Pengecualian Saat Terjadi Cidera Janji
Menurut ayat (2), hak untuk mengalihkan benda persediaan tidak berlaku apabila debitor telah melakukan cidera janji (wanprestasi). Dalam kondisi ini, penerima fidusia berhak menahan atau melarang penjualan barang persediaan untuk mengamankan haknya. Ketentuan ini juga berlaku jika pemberi fidusia adalah pihak ketiga yang menjaminkan barangnya untuk utang orang lain.
Kewajiban Mengganti Objek Jaminan
Ayat (3) mewajibkan Pemberi Fidusia yang telah mengalihkan benda persediaan untuk mengganti dengan objek setara. Artinya, setiap kali stok barang dijual, harus ada penggantian berupa barang baru atau sejenis yang nilainya setara. Tujuannya adalah menjaga agar nilai jaminan tetap cukup untuk menutup utang yang dijamin.
Hasil Pengalihan Menjadi Jaminan Pengganti
Ayat (4) mengatur bahwa apabila Pemberi Fidusia wanprestasi, maka hasil penjualan atau tagihan yang timbul dari pengalihan persediaan secara otomatis (demi hukum) menjadi objek fidusia pengganti. Hal ini berarti penerima fidusia dapat langsung menagih uang hasil penjualan atau mengambil alih piutang tersebut sebagai pelunasan, tanpa memerlukan perjanjian tambahan.
Contoh Kasus
PT Maju Jaya adalah perusahaan elektronik yang mendapatkan pinjaman modal kerja dari Bank Nusantara sebesar Rp5 miliar. Sebagai jaminan, PT Maju Jaya menyerahkan persediaan televisi, kulkas, dan mesin cuci yang ada di gudangnya kepada bank dalam bentuk jaminan fidusia.
Dalam kegiatan normal, PT Maju Jaya menjual 50 unit televisi kepada pelanggan.
Penjualan ini sah karena dilakukan dalam prosedur perdagangan biasa, sesuai ayat (1).
Tiga bulan kemudian, PT Maju Jaya mulai menunggak angsuran pinjaman selama dua bulan (wanprestasi). Sejak saat itu, hak untuk menjual persediaan tidak berlaku lagi. Bank Nusantara bisa menahan atau melarang penjualan barang yang tersisa agar nilai jaminan tetap aman.

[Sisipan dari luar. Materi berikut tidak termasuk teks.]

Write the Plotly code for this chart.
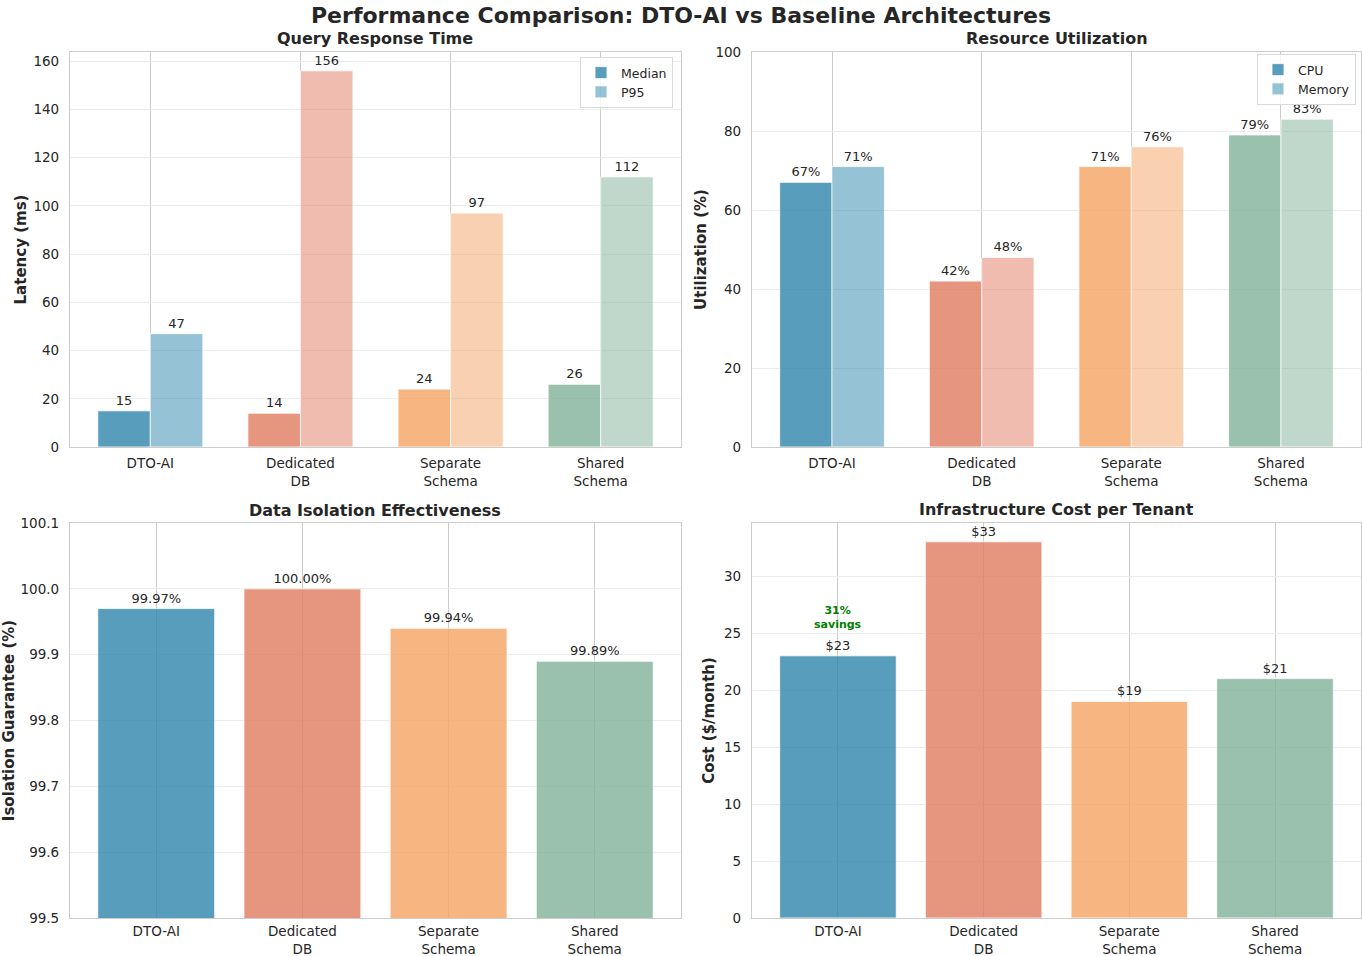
import plotly.graph_objects as go

# ---------------- data ----------------
categories = ["DTO-AI", "Dedicated DB", "Separate Schema", "Shared Schema"]
tick_labels = ["DTO-AI", "Dedicated<br>DB", "Separate<br>Schema", "Shared<br>Schema"]
median_ms = [15, 14, 24, 26]
p95_ms = [47, 156, 97, 112]
cpu_pct = [67, 42, 71, 79]
memory_pct = [71, 48, 76, 83]
isolation_pct = [99.97, 100.00, 99.94, 99.89]
cost_usd = [23, 33, 19, 21]
savings_label = "31%<br>savings"

base_rgb = [(46, 134, 171), (224, 122, 95), (244, 162, 97), (129, 178, 154)]


def rgba(c, a):
    return "rgba(%d,%d,%d,%s)" % (c[0], c[1], c[2], a)


strong = [rgba(c, 0.8) for c in base_rgb]
light = [rgba(c, 0.5) for c in base_rgb]

W, H = 1362, 956
FONT = "DejaVu Sans"
TXT = "#262626"


def fx(p):
    return p / W


def fy(p):
    return 1 - p / H


def px_x(a, b):
    return [fx(a), fx(b)]


def px_y(top, bottom):
    return [fy(bottom), fy(top)]


dom = {
    1: (px_x(70, 681), px_y(52, 447)),
    2: (px_x(752, 1361), px_y(52, 447)),
    3: (px_x(70, 681), px_y(523, 918)),
    4: (px_x(752, 1361), px_y(523, 918)),
}

fig = go.Figure()
edge = dict(color="rgba(255,255,255,0.8)", width=1)
lab_font = dict(family=FONT, size=13, color=TXT)

# Query response time
fig.add_trace(go.Bar(x=categories, y=median_ms, name="Median", marker=dict(color=strong, line=edge),
                     texttemplate="%{y}", textposition="outside", textfont=lab_font,
                     cliponaxis=False, constraintext="none", xaxis="x", yaxis="y", legend="legend"))
fig.add_trace(go.Bar(x=categories, y=p95_ms, name="P95", marker=dict(color=light, line=edge),
                     texttemplate="%{y}", textposition="outside", textfont=lab_font,
                     cliponaxis=False, constraintext="none", xaxis="x", yaxis="y", legend="legend"))
# Resource utilization
fig.add_trace(go.Bar(x=categories, y=cpu_pct, name="CPU", marker=dict(color=strong, line=edge),
                     texttemplate="%{y}%", textposition="outside", textfont=lab_font,
                     cliponaxis=False, constraintext="none", xaxis="x2", yaxis="y2", legend="legend2"))
fig.add_trace(go.Bar(x=categories, y=memory_pct, name="Memory", marker=dict(color=light, line=edge),
                     texttemplate="%{y}%", textposition="outside", textfont=lab_font,
                     cliponaxis=False, constraintext="none", xaxis="x2", yaxis="y2", legend="legend2"))
# Isolation
fig.add_trace(go.Bar(x=categories, y=isolation_pct, width=0.8, showlegend=False,
                     marker=dict(color=strong, line=edge),
                     texttemplate="%{y:.2f}%", textposition="outside", textfont=lab_font,
                     cliponaxis=False, constraintext="none", xaxis="x3", yaxis="y3"))
# Cost
fig.add_trace(go.Bar(x=categories, y=cost_usd, width=0.8, showlegend=False,
                     marker=dict(color=strong, line=edge),
                     texttemplate="$%{y}", textposition="outside", textfont=lab_font,
                     cliponaxis=False, constraintext="none", xaxis="x4", yaxis="y4"))

tickfont = dict(family=FONT, size=13.5, color=TXT)
title_font = dict(family=FONT, size=15, color=TXT, weight="bold")

xrange_group = [-0.535, 3.535]
xrange_single = [-0.59, 3.59]


def xax(i, rng, standoff=4):
    return dict(domain=dom[i][0], anchor="y" if i == 1 else "y%d" % i, type="category",
                categoryorder="array", categoryarray=categories,
                tickvals=categories, ticktext=tick_labels, range=rng,
                showgrid=True, gridcolor="#cccccc", gridwidth=1,
                showline=True, linecolor="#cccccc", linewidth=1.2, mirror=True,
                ticks="", tickfont=tickfont, ticklabelstandoff=standoff, automargin=False)


def yax(i, rng, dtick, title, fmt=None, standoff=10):
    d = dict(domain=dom[i][1], anchor="x" if i == 1 else "x%d" % i, range=rng, dtick=dtick,
             showgrid=True, gridcolor="#ececec", gridwidth=1, zeroline=False,
             showline=True, linecolor="#cccccc", linewidth=1.2, mirror=True,
             ticks="", tickfont=tickfont, ticklabelstandoff=7, automargin=False,
             title=dict(text=title, font=title_font, standoff=standoff))
    if fmt:
        d["tickformat"] = fmt
    return d


leg_common = dict(yanchor="top", xanchor="right", bgcolor="rgba(255,255,255,0.8)",
                  bordercolor="#d9d9d9", borderwidth=1, tracegroupgap=0,
                  font=dict(family=FONT, size=12.5, color=TXT))

fig.update_layout(
    width=W, height=H,
    margin=dict(l=0, r=0, t=0, b=0, autoexpand=False),
    paper_bgcolor="white", plot_bgcolor="white",
    font=dict(family=FONT, color=TXT),
    barmode="group", bargap=0.3, bargroupgap=0,
    xaxis=xax(1, xrange_group),
    xaxis2=xax(2, xrange_group),
    xaxis3=xax(3, xrange_single, standoff=1),
    xaxis4=xax(4, xrange_single, standoff=1),
    yaxis=yax(1, [0, 163.8], 20, "Latency (ms)", standoff=3),
    yaxis2=yax(2, [0, 100], 20, "Utilization (%)", standoff=5),
    yaxis3=yax(3, [99.5, 100.1], 0.1, "Isolation Guarantee (%)", fmt=".1f", standoff=8),
    yaxis4=yax(4, [0, 34.65], 5, "Cost ($/month)", standoff=5),
    legend=dict(x=fx(673), y=fy(57), **leg_common),
    legend2=dict(x=fx(1356), y=fy(54), **leg_common),
)

sub_titles = [
    ("Query Response Time", 1, 38),
    ("Resource Utilization", 2, 38),
    ("Data Isolation Effectiveness", 3, 510),
    ("Infrastructure Cost per Tenant", 4, 509),
]
ann = []
for text, i, ypx in sub_titles:
    ann.append(dict(text="<b>%s</b>" % text, x=sum(dom[i][0]) / 2, y=fy(ypx),
                    xref="paper", yref="paper", xanchor="center", yanchor="middle",
                    showarrow=False, font=dict(family=FONT, size=16, color=TXT)))
ann.append(dict(text="<b>Performance Comparison: DTO-AI vs Baseline Architectures</b>",
                x=fx(681), y=fy(1), xref="paper", yref="paper", xanchor="center", yanchor="top",
                showarrow=False, font=dict(family=FONT, size=22, color=TXT)))
ann.append(dict(text="<b>%s</b>" % savings_label, x=categories[0], y=cost_usd[0] + 2,
                xref="x4", yref="y4", xanchor="center", yanchor="bottom", showarrow=False,
                font=dict(family=FONT, size=11, color="#008000")))
fig.update_layout(annotations=ann)

fig.write_html("out.html", config={"displayModeBar": False},
               post_script="document.body.style.margin='0';document.body.style.overflow='hidden';")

Saat menjual 50 unit televisi tadi (sebelum wanprestasi), PT Maju Jaya wajib mengganti stok tersebut dengan barang setara, misalnya televisi tipe lain atau barang elektronik dengan nilai yang sama, agar nilai total jaminan tetap Rp5 miliar.
Ketika PT Maju Jaya wanprestasi, hasil penjualan 50 televisi tersebut, misalnya uang tunai Rp500 juta yang sudah diterima, dan piutang Rp200 juta dari pelanggan yang belum membayar, secara otomatis menjadi jaminan fidusia pengganti. Bank Nusantara berhak menagih piutang tersebut atau menyita uangnya untuk menutup sisa utang.